The problem is that the film is unwilling to express a clear point of view on its protagonist. The first act builds empathy between the audience and Femke, assisted by Herbers’s eloquent and well-studied performance. Once she starts hacking and slashing her way through trolls, though, the movie never really poses the moral question as to whether her course of action is the correct one. Even the about-face of Van Der Kelen’s character – who reveals his unpleasantness to be “a character” constructed to sell his macabre books and subsequently dates Femke – provides little room for the movie to look further into the dynamics at its heart.
Matters aren’t helped by a sub-plot in which Femke’s daughter Anna (Claire Porro) clashes with her school principal over matters of free speech. Porro’s performance as an impassioned youngster is one of the most intriguing aspects of the movie, but the storyline feels like an exercise in padding out the running time rather than making a broader point. Even second-half tension between her and Steven comes to nothing as the film rushes to a conclusion which refuses to confront the potentially complex issues that have been raised during the story.
Van Aart’s direction, to his credit, commits to an intriguing, comedic tone with a somewhat matter-of-fact approach to the violence. Another of its modern bedfellows would be Alice Lowe’s Prevenge, though the lack of grit and curiosity in the way The Columnist approaches its protagonist and her actions means that it suffers from being pitted against Lowe’s fiercely individual movie. Van Aart and screenwriter Daan Windhorst deliver some convincing moments of darkness and a handful of decent laughs, but the shocks peak early and the third act feels generic in the way everything spirals out of Femke’s control. When it should become knottier and more difficult, it tends inexorably towards the simplistic.

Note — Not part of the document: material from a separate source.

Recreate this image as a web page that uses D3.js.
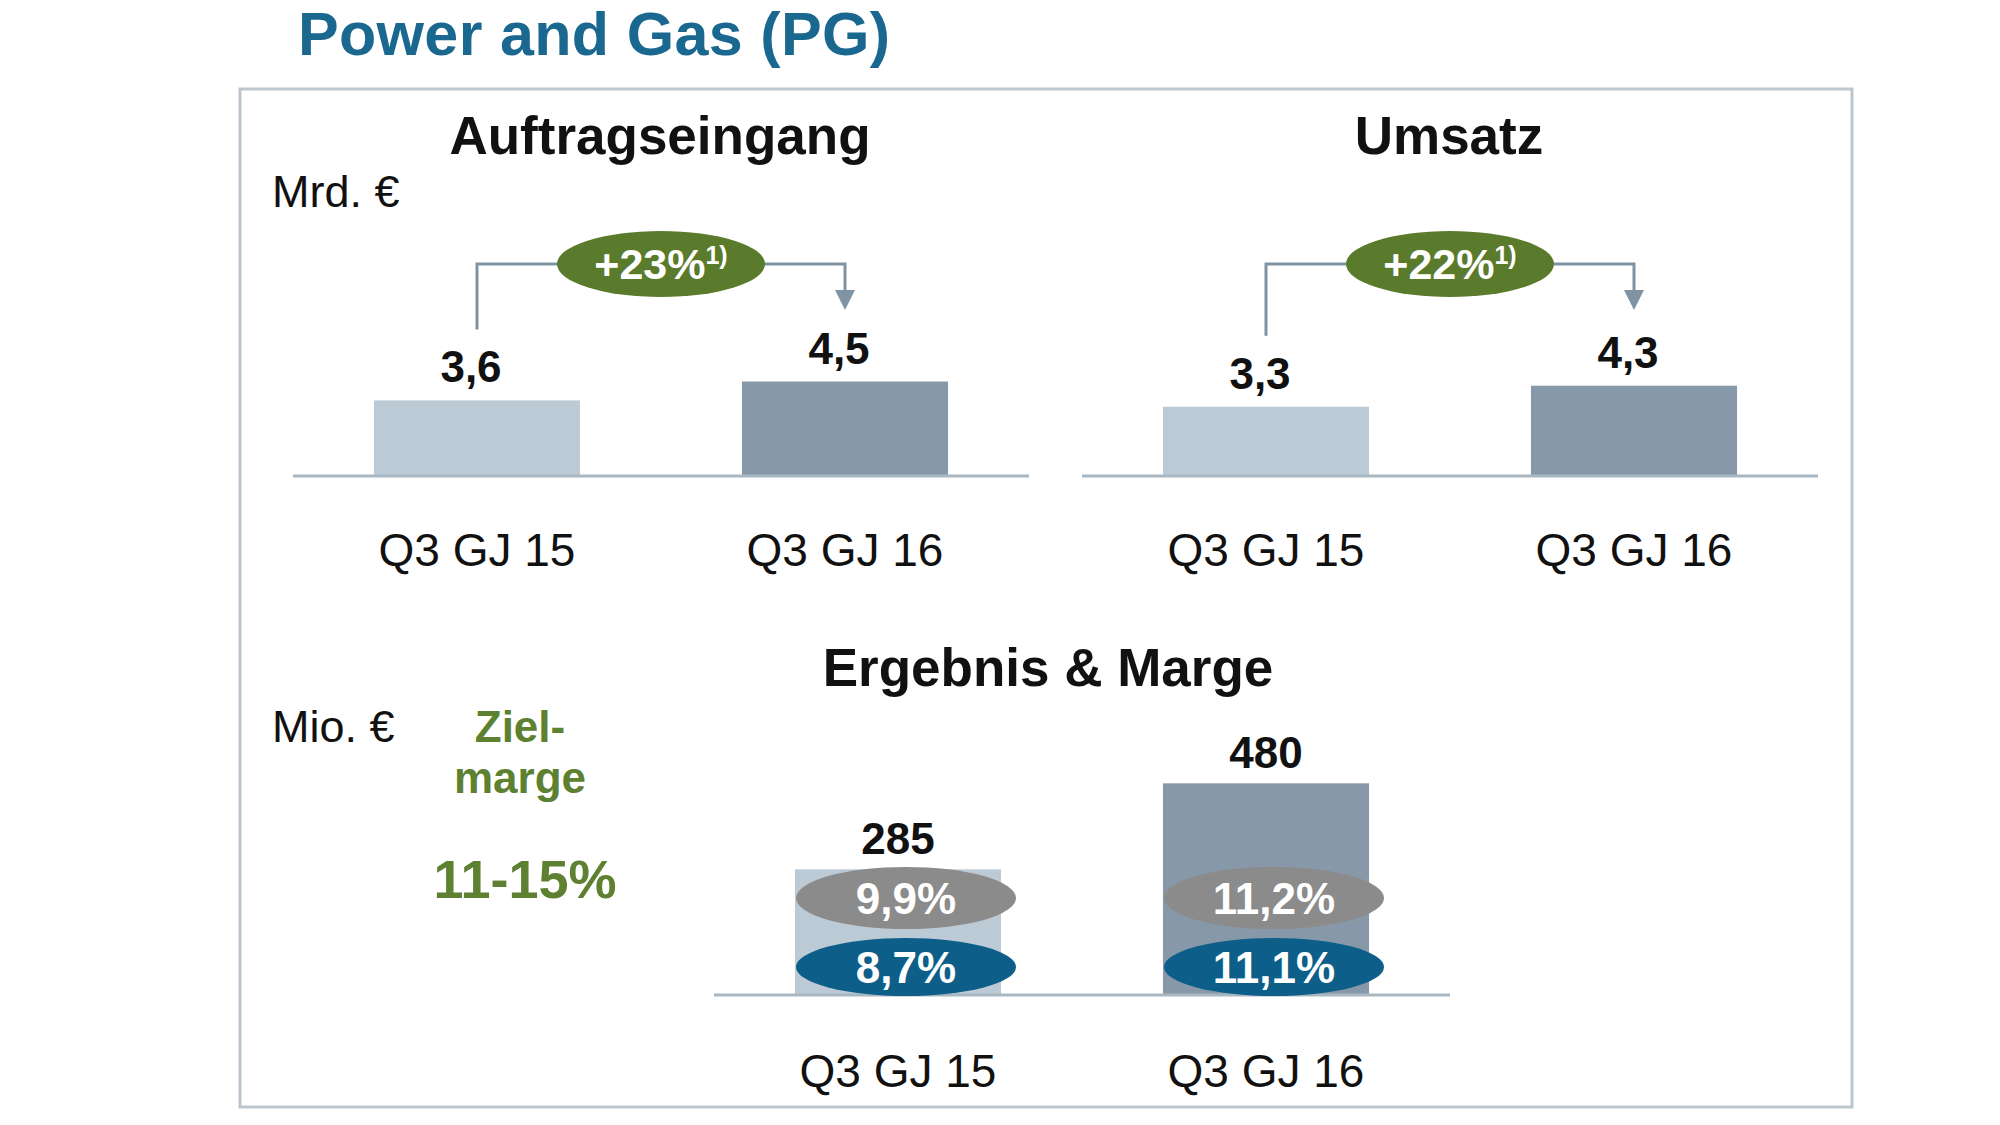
<!DOCTYPE html>
<html>
<head>
<meta charset="utf-8">
<script src="https://cdn.jsdelivr.net/npm/d3@7"></script>
<style>
  body { margin: 0; background: #fff; }
  text { font-family: "Liberation Sans", Arial, sans-serif; }
</style>
</head>
<body>
<div id="chart"></div>
<script>
var categories = ["Q3 GJ 15", "Q3 GJ 16"]
var orders = [3.6, 4.5]
var orderLabels = ["3,6", "4,5"]
var revenue = [3.3, 4.3]
var revenueLabels = ["3,3", "4,3"]
var growth = ["+23%", "+22%"]
var profit = [285, 480]
var marginTop = ["9,9%", "11,2%"]
var marginBottom = ["8,7%", "11,1%"]

var W = 2000, H = 1125
var svg = d3.select('#chart').append('svg').attr('width', W).attr('height', H)

var lightBar = '#bccad5', darkBar = '#8798a8', axisCol = '#a9b7c2'
var green = '#5b7b2c', lineCol = '#7f93a3'

// title + frame
svg.append('text').attr('x', 298).attr('y', 55)
    .attr('font-size', 61).attr('font-weight', 'bold').attr('fill', '#1a6890')
    .attr('textLength', 592)
    .text('Power and Gas (PG)')

svg.append('rect').attr('x', 240).attr('y', 89).attr('width', 1612).attr('height', 1018)
    .attr('fill', 'none').attr('stroke', '#bcc6ce').attr('stroke-width', 3)

function band(x0) {
    return d3.scaleBand().domain(categories).range([x0, x0 + 736])
        .paddingInner(0.44).paddingOuter(0.22)
}

// small bar panel with growth bracket
function renderTop(x0, title, values, labels, pct) {
    var x = band(x0)
    var y = d3.scaleLinear().domain([0, 5]).range([476, 371])
    var g = svg.append('g')
    var rows = categories.map(function(c, i) { return {cat: c, v: values[i], lab: labels[i]} })

    g.append('text').attr('x', x0 + 367).attr('y', 154).attr('text-anchor', 'middle')
        .attr('font-size', 53).attr('font-weight', 'bold').attr('fill', '#111').text(title)

    g.selectAll('rect').data(rows).enter().append('rect')
        .attr('x', function(d) { return x(d.cat) })
        .attr('y', function(d) { return y(d.v) })
        .attr('width', x.bandwidth())
        .attr('height', function(d) { return y(0) - y(d.v) })
        .attr('fill', function(d, i) { return i == 0 ? lightBar : darkBar })

    g.append('line').attr('x1', x0).attr('x2', x0 + 736).attr('y1', y(0)).attr('y2', y(0))
        .attr('stroke', axisCol).attr('stroke-width', 3)

    g.selectAll('.val').data(rows).enter().append('text')
        .attr('x', function(d) { return x(d.cat) + x.bandwidth() / 2 - 6 })
        .attr('y', function(d) { return y(d.v) - 18 })
        .attr('text-anchor', 'middle').attr('font-size', 44).attr('font-weight', 'bold')
        .attr('fill', '#111').text(function(d) { return d.lab })

    g.selectAll('.cat').data(rows).enter().append('text')
        .attr('x', function(d) { return x(d.cat) + x.bandwidth() / 2 })
        .attr('y', 566).attr('text-anchor', 'middle').attr('font-size', 46)
        .attr('fill', '#111').text(function(d) { return d.cat })

    // bracket
    var cx1 = x(categories[0]) + x.bandwidth() / 2
    var cx2 = x(categories[1]) + x.bandwidth() / 2
    var by = 264
    var startY = y(values[0]) - 18 - 53
    var tipY = 310
    g.append('path')
        .attr('d', 'M' + cx1 + ',' + startY + 'V' + by + 'H' + cx2 + 'V' + (tipY - 18))
        .attr('fill', 'none').attr('stroke', lineCol).attr('stroke-width', 3)
    g.append('path')
        .attr('d', 'M' + (cx2 - 10) + ',' + (tipY - 20) + 'L' + (cx2 + 10) + ',' + (tipY - 20) + 'L' + cx2 + ',' + tipY + 'Z')
        .attr('fill', lineCol)

    var ex = (cx1 + cx2) / 2
    g.append('ellipse').attr('cx', ex).attr('cy', by).attr('rx', 104).attr('ry', 33).attr('fill', green)
    var t = g.append('text').attr('x', ex).attr('y', by + 15).attr('text-anchor', 'middle')
        .attr('font-size', 43).attr('font-weight', 'bold').attr('fill', '#fff')
    t.append('tspan').text(pct)
    t.append('tspan').attr('font-size', 25).attr('dy', -15).text('1)')
}

renderTop(293, 'Auftragseingang', orders, orderLabels, growth[0])
renderTop(1082, 'Umsatz', revenue, revenueLabels, growth[1])

svg.append('text').attr('x', 272).attr('y', 207).attr('font-size', 45).attr('fill', '#111').text('Mrd. €')

// bottom panel
var xb = band(714)
var yb = d3.scaleLinear().domain([0, 500]).range([995, 774.5])
var gb = svg.append('g')
var rowsB = categories.map(function(c, i) { return {cat: c, v: profit[i], m1: marginTop[i], m2: marginBottom[i]} })

gb.append('text').attr('x', 1048).attr('y', 686).attr('text-anchor', 'middle')
    .attr('font-size', 53).attr('font-weight', 'bold').attr('fill', '#111').text('Ergebnis & Marge')

svg.append('text').attr('x', 272).attr('y', 742).attr('font-size', 45).attr('fill', '#111').text('Mio. €')
svg.append('text').attr('x', 520).attr('y', 742).attr('text-anchor', 'middle').attr('font-size', 44)
    .attr('font-weight', 'bold').attr('fill', '#5e8131').text('Ziel-')
svg.append('text').attr('x', 520).attr('y', 793).attr('text-anchor', 'middle').attr('font-size', 44)
    .attr('font-weight', 'bold').attr('fill', '#5e8131').text('marge')
svg.append('text').attr('x', 525).attr('y', 898).attr('text-anchor', 'middle').attr('font-size', 54)
    .attr('font-weight', 'bold').attr('fill', '#5e8131').text('11-15%')

gb.selectAll('rect').data(rowsB).enter().append('rect')
    .attr('x', function(d) { return xb(d.cat) })
    .attr('y', function(d) { return yb(d.v) })
    .attr('width', xb.bandwidth())
    .attr('height', function(d) { return yb(0) - yb(d.v) })
    .attr('fill', function(d, i) { return i == 0 ? lightBar : darkBar })

gb.append('line').attr('x1', 714).attr('x2', 1450).attr('y1', yb(0)).attr('y2', yb(0))
    .attr('stroke', axisCol).attr('stroke-width', 3)

gb.selectAll('.val').data(rowsB).enter().append('text')
    .attr('x', function(d) { return xb(d.cat) + xb.bandwidth() / 2 })
    .attr('y', function(d) { return yb(d.v) - 15 })
    .attr('text-anchor', 'middle').attr('font-size', 44).attr('font-weight', 'bold')
    .attr('fill', '#111').text(function(d) { return d.v })

var pills = [{key: 'm1', cy: 898, ry: 31, fill: '#8b8b8b'}, {key: 'm2', cy: 967, ry: 29, fill: '#0d5f8a'}]
pills.forEach(function(p) {
    gb.selectAll('.e' + p.key).data(rowsB).enter().append('ellipse')
        .attr('cx', function(d) { return xb(d.cat) + xb.bandwidth() / 2 + 8 })
        .attr('cy', p.cy).attr('rx', 110).attr('ry', p.ry).attr('fill', p.fill)
    gb.selectAll('.t' + p.key).data(rowsB).enter().append('text')
        .attr('x', function(d) { return xb(d.cat) + xb.bandwidth() / 2 + 8 })
        .attr('y', p.cy + 16).attr('text-anchor', 'middle')
        .attr('font-size', 44).attr('font-weight', 'bold').attr('fill', '#fff')
        .text(function(d) { return d[p.key] })
})

gb.selectAll('.cat').data(rowsB).enter().append('text')
    .attr('x', function(d) { return xb(d.cat) + xb.bandwidth() / 2 })
    .attr('y', 1087).attr('text-anchor', 'middle').attr('font-size', 46)
    .attr('fill', '#111').text(function(d) { return d.cat })
</script>
</body>
</html>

It’s a shame that The Columnist falls so short given the potentially incendiary nugget at its core. But despite the unquestionable timeliness of exploring social media abuse targeted at women in the public eye, the movie doesn’t get much further than its “what if she kills people?” idea. By the time the credits roll, it feels somewhat hollow and surface-level. Stating that this sort of abuse exists is nothing new, and the idea of a female vigilante – even one powered by a performance this good – isn’t as novel as it once was. This is a film that sets up all of the pieces for a real exploration of actions, consequences and how those ideas translate to the online space – only to log off before it finds satisfying answers.